Wednesday, August 4, 2010

In Retrospect...

Well first, I have to credit Dan as the reason why I'm doing this.  I don't know how often I'll post but I'll try to always make it meaningful and insightful.  So seeing as how Dan and Dave both poured their hearts out, I'll see how I do in expressing my emotions over the past three weeks.

I guess it started to sink in during the last night we stayed up (to the best of my attempt haha) and sort of also when I left with Jiggz, but I didnt really get that pang of serious depression and nostalgia until I sat by myself at home and on my plane ride here.  It's funny how a song can suddenly change meaning and a happy song can suddenly turn sad.  It's funny how forever young or time of your life can make you tear, and how wedding dress is no longer a fun song to perform, but a soundtrack for all the times we've spent together.

As some of my friends could attest to, I'm very bad at getting over things: people or experiences.  So there very well may be a time when you all move on and I still am stuck in the past.  But until I am the last person still wearing that "Club 114/9" shirt that is being made (cough cough dan/mojin), it's nice to know we all are in the same ship (to quote mr kevin).

When I first came, I was just really eager to make new friends and see what the best scientists around the state were up to.  Surprisingly, I discovered that they were all like me. Side note: when a girl walked in our quad and went into the room across mine i was like "yes! a female quadmate!" until I realized that it was Eric's sister...  The first week went quite well and I think it defined who we became.  The people I met became my best friends and with the addition of a few girls, Club 114(9) was complete.  We ate meals together, we played ultimate together, and we hung out together...every day, every night.  This became gov school for me: eating out, playing cards, making ramen, doing dances, watching videos, 911 chicken!!, human stacking were all fun because of the people I did them with.  On the plane ride, I realized that I miss all the little things we do.  Instead of going to the slip-n-slide on a hot day, we stayed inside and played cards. As Annie complained about my complaining that we were wasting a great afternoon, I knew (and hopefully she did too) that I would much rather hang out with these group of people than I would going outside by myself.  And it really is these things I miss and these things I'll remember about gov school: rooming with an old friend, trying to stay awake in neuro (haha Allen and his sugar, though my suggested method would have worked better...), keeping Dan awake in physics and math, awe-ing at the beauty of the 17-gon, rehearsing the speech, dissecting fish, making balloon gloves, going out to eat, playing ultimate every day, and most of all, performing wedding dress on that final night. That meant everything to me, and I must once again thank Surace and snorlax for relenting and playing that song.
I have to give a special shout out to my team project (team teflon!) because it was an amazing experience with amazing people and you all did a pretty great job. I'll be sure to tell Michael Phelps if I ever meet him. Thanks again Dariuis and Dr Alvatroni.
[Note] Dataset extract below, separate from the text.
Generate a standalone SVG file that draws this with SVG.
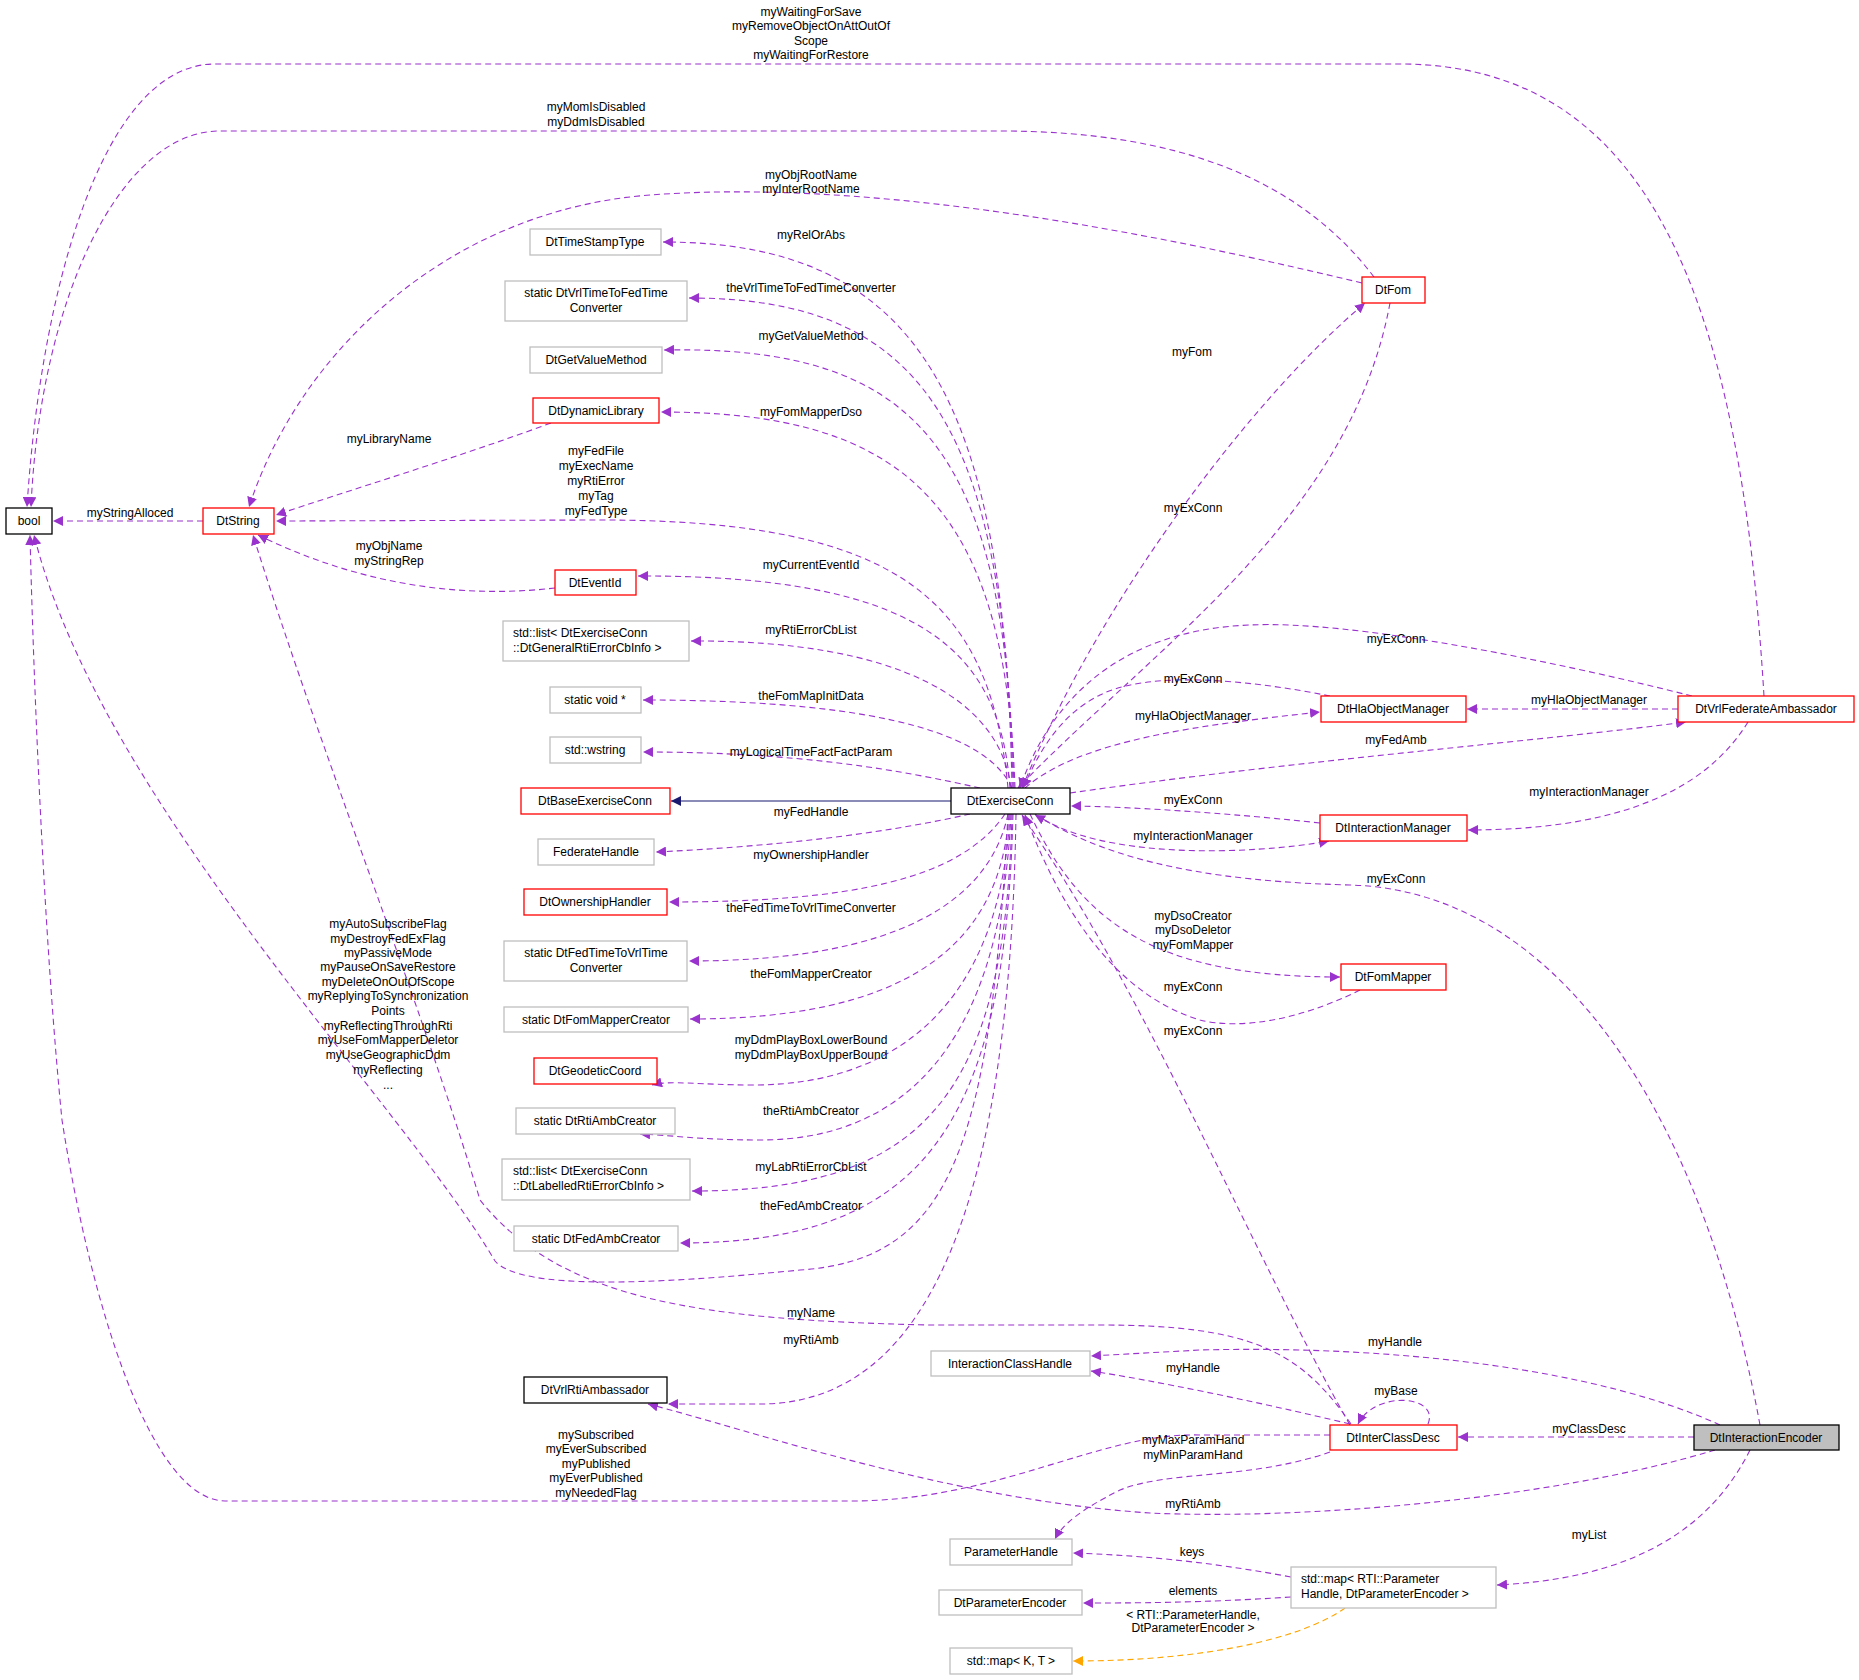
<svg xmlns="http://www.w3.org/2000/svg" width="1859" height="1680" viewBox="0 0 1859 1680">
<style>
text{font-family:"Liberation Sans",Arial,sans-serif;font-size:12px;fill:#000;text-anchor:middle}
.n rect{fill:#fff;stroke-width:1.3}
.k rect{stroke:#000}
.r rect{stroke:#ff0000}
.g rect{stroke:#bfbfbf}
#connectors path{fill:none;stroke:#9a32cd;stroke-dasharray:6,4;stroke-width:1.1}
#connectors path.e{marker-end:url(#ap)}
#connectors path.o{stroke:#ffa500;marker-end:url(#ao)}
#connectors path.s{stroke:#191970;stroke-dasharray:none;marker-end:url(#an)}
</style>
<defs>
<marker id="ap" viewBox="0 0 10 10" refX="10" refY="5" markerWidth="10" markerHeight="10" markerUnits="userSpaceOnUse" orient="auto"><path d="M0,0 L10,5 L0,10 z" fill="#9a32cd"/></marker>
<marker id="ao" viewBox="0 0 10 10" refX="10" refY="5" markerWidth="10" markerHeight="10" markerUnits="userSpaceOnUse" orient="auto"><path d="M0,0 L10,5 L0,10 z" fill="#ffa500"/></marker>
<marker id="an" viewBox="0 0 10 10" refX="10" refY="5" markerWidth="10" markerHeight="10" markerUnits="userSpaceOnUse" orient="auto"><path d="M0,0 L10,5 L0,10 z" fill="#191970"/></marker>
</defs>
<rect width="1859" height="1680" fill="#fff"/>
<g id="connectors">
<path class="e" d="M1764,696 C1740,300 1650,64 1400,64 L215,64 C100,64 40,300 27,507"/>
<path class="e" d="M1374,277 C1300,180 1180,131 1000,131 L220,131 C120,131 40,300 31,507"/>
<path class="e" d="M1362,283 C1100,220 850,180 650,195 C450,210 300,350 249,507"/>
<path class="e" d="M1012,788 C1005,400 920,242 663,242"/>
<path class="e" d="M1013,788 C1005,420 920,298 689,298"/>
<path class="e" d="M1014,788 C1005,450 920,345 664,350"/>
<path class="e" d="M1015,788 C1005,500 900,412 661,412"/>
<path class="e" d="M1008,788 C990,600 900,520 600,520 L276,521"/>
<path class="e" d="M1010,788 C1000,650 920,575 638,576"/>
<path class="e" d="M1011,788 C1000,700 900,640 691,641"/>
<path class="e" d="M1012,788 C990,740 900,700 643,700"/>
<path class="e" d="M980,788 C900,770 800,752 643,752"/>
<path class="s" d="M951,801 L671,801"/>
<path class="e" d="M970,814 C900,830 800,845 656,852"/>
<path class="e" d="M1005,814 C960,880 850,902 669,902"/>
<path class="e" d="M1008,814 C990,900 900,961 689,961"/>
<path class="e" d="M1009,814 C1000,950 900,1019 690,1019"/>
<path class="e" d="M1010,814 C1000,1000 900,1085 753,1085 C700,1085 670,1080 652,1085"/>
<path class="e" d="M1011,814 C1000,1050 900,1140 760,1140 C700,1140 670,1135 640,1134"/>
<path class="e" d="M1012,814 C1005,1100 920,1191 692,1191"/>
<path class="e" d="M1013,814 C1005,1130 920,1243 680,1243"/>
<path class="e" d="M1008,814 C990,1150 950,1260 800,1270 C650,1285 520,1290 495,1261 C400,1100 100,800 34,535"/>
<path class="e" d="M1016,814 C1010,1200 930,1404 760,1404 L668,1404"/>
<path class="e" d="M1022,788 C1100,600 1250,400 1365,303"/>
<path class="e" d="M1390,303 C1350,520 1150,650 1018,788"/>
<path class="e" d="M1692,696 C1550,660 1350,620 1250,625 C1120,630 1050,700 1020,788"/>
<path class="e" d="M1330,696 C1250,680 1150,670 1100,695 C1060,715 1040,750 1023,788"/>
<path class="e" d="M1025,788 C1080,740 1200,725 1320,712"/>
<path class="e" d="M1678,709 L1467,709"/>
<path class="e" d="M1070,793 C1300,760 1550,740 1686,722"/>
<path class="e" d="M1748,722 C1700,800 1600,830 1468,830"/>
<path class="e" d="M1320,823 C1200,810 1100,806 1071,806"/>
<path class="e" d="M1035,814 C1100,860 1250,855 1329,841"/>
<path class="e" d="M1760,1425 C1700,1100 1550,890 1350,885 C1150,880 1080,840 1035,815"/>
<path class="e" d="M1030,814 C1080,920 1150,977 1340,977"/>
<path class="e" d="M1360,990 C1300,1020 1240,1030 1200,1020 C1100,990 1050,880 1025,815"/>
<path class="e" d="M1350,1425 C1250,1250 1150,1000 1022,815"/>
<path class="e" d="M1720,1425 C1600,1370 1400,1345 1200,1350 L1091,1356"/>
<path class="e" d="M1350,1424 C1250,1400 1150,1380 1091,1371"/>
<path class="e" d="M1428,1424 C1440,1395 1375,1390 1358,1424"/>
<path class="e" d="M1694,1437 L1458,1437"/>
<path class="e" d="M1330,1435 L1200,1435 C1100,1432 1000,1501 850,1501 L225,1501 C150,1500 90,1300 62,1120 C45,950 34,700 30,535"/>
<path class="e" d="M1330,1452 C1250,1480 1170,1470 1120,1490 C1080,1510 1062,1525 1055,1539"/>
<path class="e" d="M1715,1450 C1550,1500 1300,1520 1150,1513 C950,1500 750,1430 648,1404"/>
<path class="e" d="M1750,1450 C1700,1550 1600,1580 1497,1585"/>
<path class="e" d="M1291,1577 C1200,1560 1130,1555 1073,1553"/>
<path class="e" d="M1291,1597 C1200,1603 1130,1603 1083,1603"/>
<path class="o" d="M1345,1608 C1300,1640 1200,1661 1073,1661"/>
<path class="e" d="M551,423 C450,460 350,490 276,515"/>
<path class="e" d="M555,588 C450,600 350,580 258,535"/>
<path class="e" d="M203,521 L53,521"/>
<path class="e" d="M1351,1424 C1300,1350 1250,1325 1100,1325 L930,1325 C700,1320 560,1300 480,1200 C420,1000 320,750 253,535"/>
</g>
<g id="labels">
<text x="811" y="16">myWaitingForSave</text><text x="811" y="30">myRemoveObjectOnAttOutOf</text><text x="811" y="45">Scope</text><text x="811" y="59">myWaitingForRestore</text>
<text x="596" y="111">myMomIsDisabled</text><text x="596" y="126">myDdmIsDisabled</text>
<text x="811" y="179">myObjRootName</text><text x="811" y="193">myInterRootName</text>
<text x="811" y="239">myRelOrAbs</text>
<text x="811" y="292">theVrlTimeToFedTimeConverter</text>
<text x="811" y="340">myGetValueMethod</text>
<text x="811" y="416">myFomMapperDso</text>
<text x="389" y="443">myLibraryName</text>
<text x="596" y="455">myFedFile</text><text x="596" y="470">myExecName</text><text x="596" y="485">myRtiError</text><text x="596" y="500">myTag</text><text x="596" y="515">myFedType</text>
<text x="130" y="517">myStringAlloced</text>
<text x="389" y="550">myObjName</text><text x="389" y="565">myStringRep</text>
<text x="811" y="569">myCurrentEventId</text>
<text x="811" y="634">myRtiErrorCbList</text>
<text x="811" y="700">theFomMapInitData</text>
<text x="811" y="756">myLogicalTimeFactFactParam</text>
<text x="811" y="816">myFedHandle</text>
<text x="811" y="859">myOwnershipHandler</text>
<text x="811" y="912">theFedTimeToVrlTimeConverter</text>
<text x="811" y="978">theFomMapperCreator</text>
<text x="811" y="1044">myDdmPlayBoxLowerBound</text><text x="811" y="1059">myDdmPlayBoxUpperBound</text>
<text x="811" y="1115">theRtiAmbCreator</text>
<text x="811" y="1171">myLabRtiErrorCbList</text>
<text x="811" y="1210">theFedAmbCreator</text>
<text x="811" y="1317">myName</text>
<text x="811" y="1344">myRtiAmb</text>
<text x="388" y="928">myAutoSubscribeFlag</text><text x="388" y="943">myDestroyFedExFlag</text><text x="388" y="957">myPassiveMode</text><text x="388" y="971">myPauseOnSaveRestore</text><text x="388" y="986">myDeleteOnOutOfScope</text><text x="388" y="1000">myReplyingToSynchronization</text><text x="388" y="1015">Points</text><text x="388" y="1030">myReflectingThroughRti</text><text x="388" y="1044">myUseFomMapperDeletor</text><text x="388" y="1059">myUseGeographicDdm</text><text x="388" y="1074">myReflecting</text><text x="388" y="1089">...</text>
<text x="596" y="1439">mySubscribed</text><text x="596" y="1453">myEverSubscribed</text><text x="596" y="1468">myPublished</text><text x="596" y="1482">myEverPublished</text><text x="596" y="1497">myNeededFlag</text>
<text x="1192" y="356">myFom</text>
<text x="1193" y="512">myExConn</text>
<text x="1396" y="643">myExConn</text>
<text x="1193" y="683">myExConn</text>
<text x="1193" y="720">myHlaObjectManager</text>
<text x="1589" y="704">myHlaObjectManager</text>
<text x="1396" y="744">myFedAmb</text>
<text x="1589" y="796">myInteractionManager</text>
<text x="1193" y="804">myExConn</text>
<text x="1193" y="840">myInteractionManager</text>
<text x="1396" y="883">myExConn</text>
<text x="1193" y="920">myDsoCreator</text><text x="1193" y="934">myDsoDeletor</text><text x="1193" y="949">myFomMapper</text>
<text x="1193" y="991">myExConn</text>
<text x="1193" y="1035">myExConn</text>
<text x="1395" y="1346">myHandle</text>
<text x="1193" y="1372">myHandle</text>
<text x="1396" y="1395">myBase</text>
<text x="1589" y="1433">myClassDesc</text>
<text x="1193" y="1444">myMaxParamHand</text><text x="1193" y="1459">myMinParamHand</text>
<text x="1193" y="1508">myRtiAmb</text>
<text x="1589" y="1539">myList</text>
<text x="1192" y="1556">keys</text>
<text x="1193" y="1595">elements</text>
<text x="1193" y="1619">&lt; RTI::ParameterHandle,</text><text x="1193" y="1632">DtParameterEncoder &gt;</text>
</g>
<g id="bool" class="n k"><rect x="6" y="508" width="46" height="26"/><text x="29" y="525">bool</text></g>
<g id="DtString" class="n r"><rect x="203" y="508" width="71" height="26"/><text x="238" y="525">DtString</text></g>
<g id="DtTimeStampType" class="n g"><rect x="530" y="229" width="131" height="26"/><text x="595" y="246">DtTimeStampType</text></g>
<g id="DtVrlTimeToFedTimeConverter" class="n g"><rect x="505" y="281" width="182" height="40"/><text x="596" y="297">static DtVrlTimeToFedTime</text><text x="596" y="312">Converter</text></g>
<g id="DtGetValueMethod" class="n g"><rect x="530" y="347" width="132" height="26"/><text x="596" y="364">DtGetValueMethod</text></g>
<g id="DtDynamicLibrary" class="n r"><rect x="533" y="398" width="126" height="25"/><text x="596" y="415">DtDynamicLibrary</text></g>
<g id="DtEventId" class="n r"><rect x="555" y="570" width="81" height="25"/><text x="595" y="587">DtEventId</text></g>
<g id="GeneralList" class="n g"><rect x="503" y="621" width="186" height="40"/><text x="513" y="637" style="text-anchor:start">std::list&lt; DtExerciseConn</text><text x="513" y="652" style="text-anchor:start">::DtGeneralRtiErrorCbInfo &gt;</text></g>
<g id="staticvoid" class="n g"><rect x="550" y="687" width="91" height="26"/><text x="595" y="704">static void *</text></g>
<g id="wstring" class="n g"><rect x="550" y="737" width="91" height="26"/><text x="595" y="754">std::wstring</text></g>
<g id="DtBaseExerciseConn" class="n r"><rect x="521" y="788" width="149" height="26"/><text x="595" y="805">DtBaseExerciseConn</text></g>
<g id="FederateHandle" class="n g"><rect x="538" y="839" width="116" height="26"/><text x="596" y="856">FederateHandle</text></g>
<g id="DtOwnershipHandler" class="n r"><rect x="524" y="889" width="143" height="26"/><text x="595" y="906">DtOwnershipHandler</text></g>
<g id="DtFedTimeToVrlTimeConverter" class="n g"><rect x="504" y="941" width="183" height="40"/><text x="596" y="957">static DtFedTimeToVrlTime</text><text x="596" y="972">Converter</text></g>
<g id="DtFomMapperCreator" class="n g"><rect x="504" y="1007" width="184" height="25"/><text x="596" y="1024">static DtFomMapperCreator</text></g>
<g id="DtGeodeticCoord" class="n r"><rect x="534" y="1058" width="123" height="26"/><text x="595" y="1075">DtGeodeticCoord</text></g>
<g id="DtRtiAmbCreator" class="n g"><rect x="516" y="1108" width="159" height="26"/><text x="595" y="1125">static DtRtiAmbCreator</text></g>
<g id="LabelledList" class="n g"><rect x="502" y="1159" width="188" height="41"/><text x="513" y="1175" style="text-anchor:start">std::list&lt; DtExerciseConn</text><text x="513" y="1190" style="text-anchor:start">::DtLabelledRtiErrorCbInfo &gt;</text></g>
<g id="DtFedAmbCreator" class="n g"><rect x="514" y="1226" width="164" height="25"/><text x="596" y="1243">static DtFedAmbCreator</text></g>
<g id="DtVrlRtiAmbassador" class="n k"><rect x="524" y="1377" width="143" height="26"/><text x="595" y="1394">DtVrlRtiAmbassador</text></g>
<g id="DtExerciseConn" class="n k"><rect x="951" y="788" width="119" height="26"/><text x="1010" y="805">DtExerciseConn</text></g>
<g id="DtFom" class="n r"><rect x="1362" y="277" width="63" height="26"/><text x="1393" y="294">DtFom</text></g>
<g id="DtHlaObjectManager" class="n r"><rect x="1321" y="696" width="145" height="26"/><text x="1393" y="713">DtHlaObjectManager</text></g>
<g id="DtVrlFederateAmbassador" class="n r"><rect x="1678" y="696" width="176" height="26"/><text x="1766" y="713">DtVrlFederateAmbassador</text></g>
<g id="DtInteractionManager" class="n r"><rect x="1320" y="815" width="147" height="26"/><text x="1393" y="832">DtInteractionManager</text></g>
<g id="DtFomMapper" class="n r"><rect x="1341" y="964" width="105" height="26"/><text x="1393" y="981">DtFomMapper</text></g>
<g id="InteractionClassHandle" class="n g"><rect x="931" y="1351" width="159" height="25"/><text x="1010" y="1368">InteractionClassHandle</text></g>
<g id="DtInterClassDesc" class="n r"><rect x="1330" y="1425" width="127" height="25"/><text x="1393" y="1442">DtInterClassDesc</text></g>
<g id="DtInteractionEncoder" class="n"><rect x="1694" y="1425" width="145" height="25" style="fill:#bfbfbf;stroke:#000"/><text x="1766" y="1442">DtInteractionEncoder</text></g>
<g id="ParameterHandle" class="n g"><rect x="950" y="1539" width="122" height="26"/><text x="1011" y="1556">ParameterHandle</text></g>
<g id="ParamMap" class="n g"><rect x="1291" y="1567" width="205" height="41"/><text x="1301" y="1583" style="text-anchor:start">std::map&lt; RTI::Parameter</text><text x="1301" y="1598" style="text-anchor:start">Handle, DtParameterEncoder &gt;</text></g>
<g id="DtParameterEncoder" class="n g"><rect x="939" y="1590" width="143" height="25"/><text x="1010" y="1607">DtParameterEncoder</text></g>
<g id="MapKT" class="n g"><rect x="950" y="1648" width="122" height="26"/><text x="1011" y="1665">std::map&lt; K, T &gt;</text></g>
</svg>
And of course, the last night.  The night Kevin blew us away with his speech, the night we saw Surace with hair and Paul 60 lbs less, the night Paul choked up in tears, the night we teared along with Darius and Tina.  That was one great night and it's something I hope to tell my kid someday when he's at gov school (yes, he will get in, and yes it will be male haha).  What remains my biggest regret is that I was not able to see the sunrise with you guys, and I think about that every time I look back with a sigh.

This really has been the three weeks of my life, and I owe that all to you.  I know I'll never see some of you again, and others I know our paths will cross again someday, but I'll miss all of you and I wish you the best of luck...

It's something unpredictable, but in the end it's right. I hope you had the time of your life.